Vivimos en una sociedad que enfrenta serias dificultades para asumir, de forma auténtica, los principios democráticos. Aunque nuestro sistema político se fundamenta en la igualdad, la dignidad humana y el respeto por la diferencia, los comportamientos cotidianos —y también los estructurales— reflejan otra realidad: segregación, discriminación y relaciones de dominio.
Surgen entonces preguntas urgentes: ¿por qué, siendo todos seres humanos, reproducimos prácticas tan arraigadas que nos llevan a clasificar, jerarquizar y excluir? ¿Por qué ejercemos micro-poderes cotidianos para imponer nuestras verdades, ridiculizar lo distinto o negar la existencia del otro? ¿Por qué optamos por dominar en vez de convivir?
Nuestra Constitución, en su artículo 13, es categórica: “Todas las personas nacen libres e iguales ante la ley” y, por tanto, deben recibir el mismo trato y gozar de los mismos derechos, libertades y oportunidades, sin distinción alguna por razones de sexo, raza, origen, lengua, religión u opinión. Más aún, el Estado está llamado a garantizar no solo la igualdad formal, sino también la real y efectiva, adoptando medidas que favorezcan a quienes han sido históricamente marginados y sancionando cualquier forma de abuso.
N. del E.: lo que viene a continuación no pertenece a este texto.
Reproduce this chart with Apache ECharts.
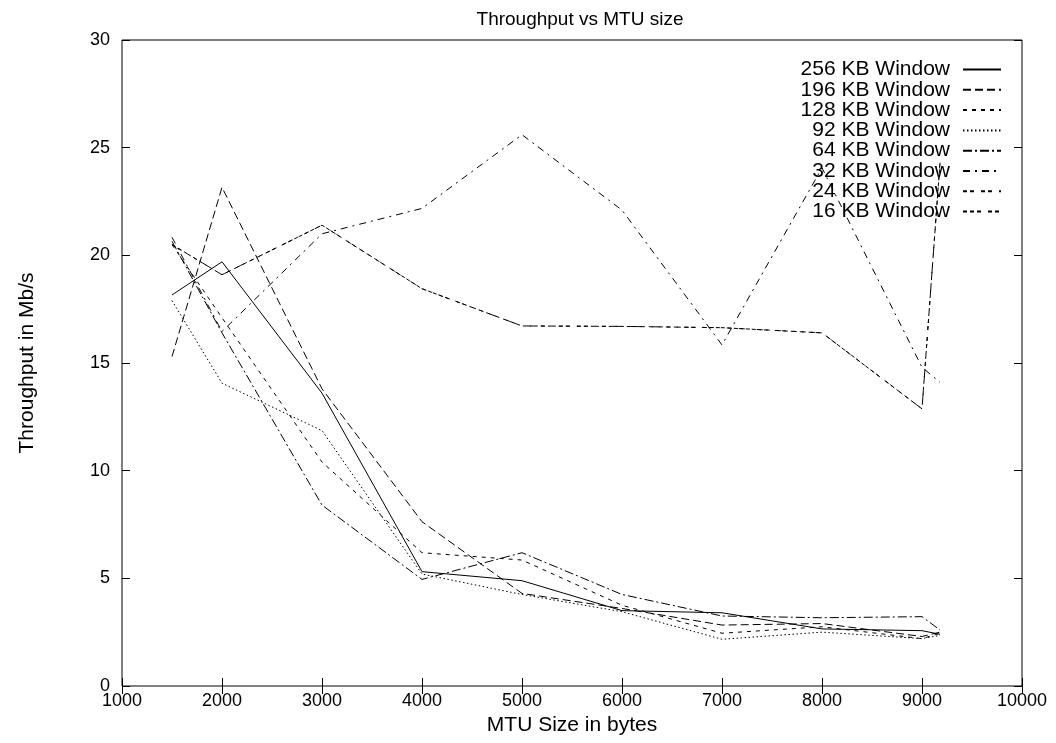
<!DOCTYPE html>
<html>
<head>
<meta charset="utf-8">
<script src="https://cdn.jsdelivr.net/npm/echarts@6/dist/echarts.min.js"></script>
<style>
html,body{margin:0;padding:0;background:#fff;}
#chart{width:1056px;height:743px;}
</style>
</head>
<body>
<div id="chart"></div>
<script>
// MTU sizes (bytes)
const mtu = [1500, 2000, 3000, 4000, 5000, 6000, 7000, 8000, 9000, 9180];
// Throughput (Mb/s) per window size
const w256 = [18.16, 19.7, 13.6, 5.31, 4.89, 3.5, 3.4, 2.65, 2.57, 2.4];
const w196 = [15.3, 23.16, 13.8, 7.63, 4.3, 3.6, 2.83, 2.9, 2.3, 2.5];
const w128 = [20.5, 17.1, 10.4, 6.19, 5.85, 3.75, 2.45, 2.75, 2.2, 2.45];
const w92  = [17.9, 14.06, 11.86, 5.2, 4.25, 3.45, 2.17, 2.5, 2.2, 2.35];
const w64  = [20.65, 16.4, 8.4, 4.95, 6.19, 4.25, 3.25, 3.17, 3.22, 2.6];
const w32  = [20.84, 16.46, 21.0, 22.18, 25.6, 22.1, 15.84, 24.06, 14.8, 14.1];
const w24  = [20.5, 19.1, 21.4, 18.45, 16.72, 16.7, 16.64, 16.4, 12.87, 24.3];
const w16  = [20.5, 19.1, 21.4, 18.45, 16.72, 16.7, 16.64, 16.4, 12.87, 24.3];
const names = ['256 KB Window','196 KB Window','128 KB Window','92 KB Window','64 KB Window','32 KB Window','24 KB Window','16 KB Window'];
const values = [w256, w196, w128, w92, w64, w32, w24, w16];
const dashes = ['solid', [8,4], [4,5], [1.5,2.5], [9,3,2,3], [7,5,2,5], [4,3,4,7], [4,3,4,3,4,7]];
const xTicks = {min: 1000, max: 10000, interval: 1000};
const yTicks = {min: 0, max: 30, interval: 5};

const FONT = 'Liberation Sans';
const chart = echarts.init(document.getElementById('chart'), null, {renderer: 'canvas'});

const series = names.map((n, i) => ({
  name: n,
  type: 'line',
  xAxisIndex: 0,
  yAxisIndex: 0,
  data: mtu.map((x, j) => [x, values[i][j]]),
  symbol: 'none',
  showSymbol: false,
  animation: false,
  lineStyle: {color: '#000', width: 1, type: dashes[i]},
  itemStyle: {color: '#000'}
}));

const tickAxisCommon = {
  axisLine: {show: false},
  splitLine: {show: false},
  axisTick: {show: true, inside: true, length: 8, lineStyle: {color: '#000', width: 1}}
};

chart.setOption({
  animation: false,
  backgroundColor: '#fff',
  title: {
    text: 'Throughput vs MTU size',
    left: 575, top: 5, textAlign: 'center',
    textStyle: {fontFamily: FONT, fontSize: 19, fontWeight: 'normal', color: '#000'}
  },
  grid: {left: 122, right: 34, top: 40, bottom: 57, show: true, borderColor: '#000', borderWidth: 1, containLabel: false},
  legend: {
    orient: 'vertical', right: 49, top: 54, align: 'right',
    itemWidth: 38, itemHeight: 10, itemGap: -0.7,
    itemStyle: {opacity: 0},
    textStyle: {fontFamily: FONT, fontSize: 21, lineHeight: 20.3, color: '#000', width: 160, align: 'right', padding: [0, 8, 0, 0]},
    data: names
  },
  xAxis: [
    Object.assign({type: 'value', position: 'bottom', min: xTicks.min, max: xTicks.max, interval: xTicks.interval,
      name: 'MTU Size in bytes', nameLocation: 'middle', nameGap: 26,
      nameTextStyle: {fontFamily: FONT, fontSize: 21, color: '#000'},
      axisLabel: {fontFamily: FONT, fontSize: 18, color: '#000', margin: 6, formatter: v => String(v)}}, tickAxisCommon),
    Object.assign({type: 'value', position: 'top', min: xTicks.min, max: xTicks.max, interval: xTicks.interval,
      axisLabel: {show: false}}, tickAxisCommon)
  ],
  yAxis: [
    Object.assign({type: 'value', position: 'left', min: yTicks.min, max: yTicks.max, interval: yTicks.interval,
      name: 'Throughput in Mb/s', nameLocation: 'middle', nameGap: 84, nameRotate: 90,
      nameTextStyle: {fontFamily: FONT, fontSize: 21, color: '#000'},
      axisLabel: {fontFamily: FONT, fontSize: 18, color: '#000', margin: 12, formatter: v => String(v)}}, tickAxisCommon),
    Object.assign({type: 'value', position: 'right', min: yTicks.min, max: yTicks.max, interval: yTicks.interval,
      axisLabel: {show: false}}, tickAxisCommon)
  ],
  series: series
});
</script>
</body>
</html>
Sin embargo, este mandato legal es uno de los más ignorados. Como si la igualdad no fuera ni legal ni legítima, cada día presenciamos cómo se desacredita al que piensa distinto, se ridiculiza al disidente y se ejerce violencia —física, verbal o simbólica— como si aplastar al otro fuera una vía válida de ascenso social.
En este punto vale citar a Herbert Marcuse, quien en su crítica a la sociedad industrial contemporánea plantea una idea inquietante: vivimos en una “sociedad unidimensional”, un sistema totalitario disfrazado de democracia liberal. Aunque parece haber pluralismo, en realidad opera un control casi absoluto sobre los individuos, ejercido a través de la tecnología, el consumo y la cultura de masas. Se impone una visión única del mundo que aplana la diversidad y reduce las expresiones culturales y étnicas a una plantilla homogénea.
Lo más alarmante, decía Marcuse, es que este modelo limita la capacidad de pensar críticamente. Al aceptar sin cuestionamientos lo establecido, se anula la posibilidad de transformación. ¿Cómo puede cambiar una sociedad cuyos individuos han perdido la capacidad de imaginar algo diferente?
La tecnología, que podría ser herramienta de emancipación, se convierte en instrumento de control; el consumo masivo satisface necesidades artificiales, impidiendo la realización auténtica. Lo evidenciamos en la producción constante de contenido para redes sociales, en la lógica de acumulación de seguidores y la necesidad de validación externa que estas plataformas refuerzan.
En este escenario, los seres humanos se alejan cada vez más de una conciencia crítica. Se vuelven pasivos, conformistas e intolerantes ante la diferencia. La diversidad no se valora: se teme. La alteridad se percibe como amenaza. Y todo esto consolida un orden social excluyente, donde la discriminación se normaliza y la segregación se presenta como necesaria.
Por eso es urgente recuperar la capacidad de pensar críticamente, cuestionar el statu quo y reconocer al otro como legítimo, igual y distinto.
Porque si no construimos una sociedad que abrace la diferencia y garantice la igualdad, seguiremos atrapados en una idea falsa de éxito que solo oprime, uniforma y silencia.